By Matt Snyder
Cubs starting pitcher Carlos Zambrano has long been one of the best hitting pitchers in baseball. He has 22 career home runs in 686 plate appearances. His career batting average of .241 could be acceptable for a good defensive catcher. He's really locked in this season, though, as he's hitting .375 with a .583 slugging percentage through 26 plate appearances.
It got me thinking, how does he compare to other hitters around baseball? Granted, it's a much smaller sample, but this is just supposed to be a fun look. If you're gonna get all serious and freak out about any "comparison" -- because I'm not comparing Zambrano as a hitter to any of these hitters -- you might want to stop reading. Or at least take a deep breath and lighten up.
Zambrano's .958 OPS is most like ... Matt Kemp (.956). It's better than: Adrian Gonzalez, Prince Fielder and Kevin Youkilis.
Zambrano's .583 slugging percentage is most like ... Ryan Braun (.575). It's better than: Mike Stanton, Matt Holliday, Jay Bruce, Carlos Quentin and Miguel Cabrera.
I'll again reiterate these are guys with about seven times as many at-bats as Big Z, are far superior hitters and there's little chance he can keep up this pace. It's just a fun look at how well he's swung the bat early in the season on the heels of a 3-3 game with a double and an RBI.

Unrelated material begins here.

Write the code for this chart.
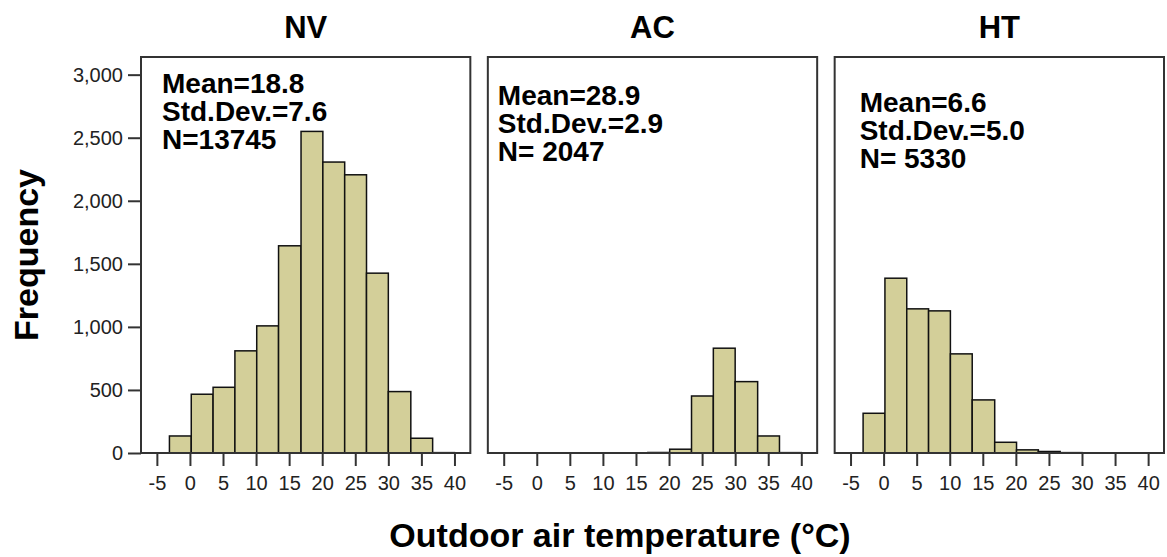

Earlier this week, Cubs manager Mike Quade used Zambrano as a pinch hitter and it drew some ire from curmudgeons who need to complain about everything under the sun. Zambrano came through with a bases-loaded, two-RBI single to center. But, of course, he was put at an injury risk, according to the complainers. Quade had a good response:
‘‘He’s probably healthier than most of the guys on this club,’’ Quade said. ‘‘Given the situation we were in at that point, it really only made sense to me to get him down there and let him stretch and get loose and get an at-bat. . . . If I was concerned at all, I wouldn’t have done it.’’ (Chicago Sun-Times)
It is amazing to me how much of an injury risk some people think swinging a baseball bat is.
The other backlash we're bound to hear is that he's paid to pitch, not hit. That's false, because he's actually paid to play baseball. Like it or not, National League pitchers use the bat. Zambrano's ability to swing the bat actually increases his overall value to the team. Instead of an automatic out, he's actually a productive member of the lineup. That's a boost. Sure, he's still overpaid, but that has nothing to do with his bat. And he hasn't been bad on the hill, either. He's 5-2 with a 4.59 ERA and 1.31 WHIP with 46 strikeouts. Certainly not great, or even good, but he's healthy and the Cubs have won eight of his 11 starts. If you want to give some credit to run support, well, we're back to talking about him helping himself with the bat.
It's high time we just sit back and enjoy watching Carlos Zambrano enjoy hitting the baseball. Remember, we originally became baseball fans because it was fun. He likes hitting, so we need to just like watching him hit.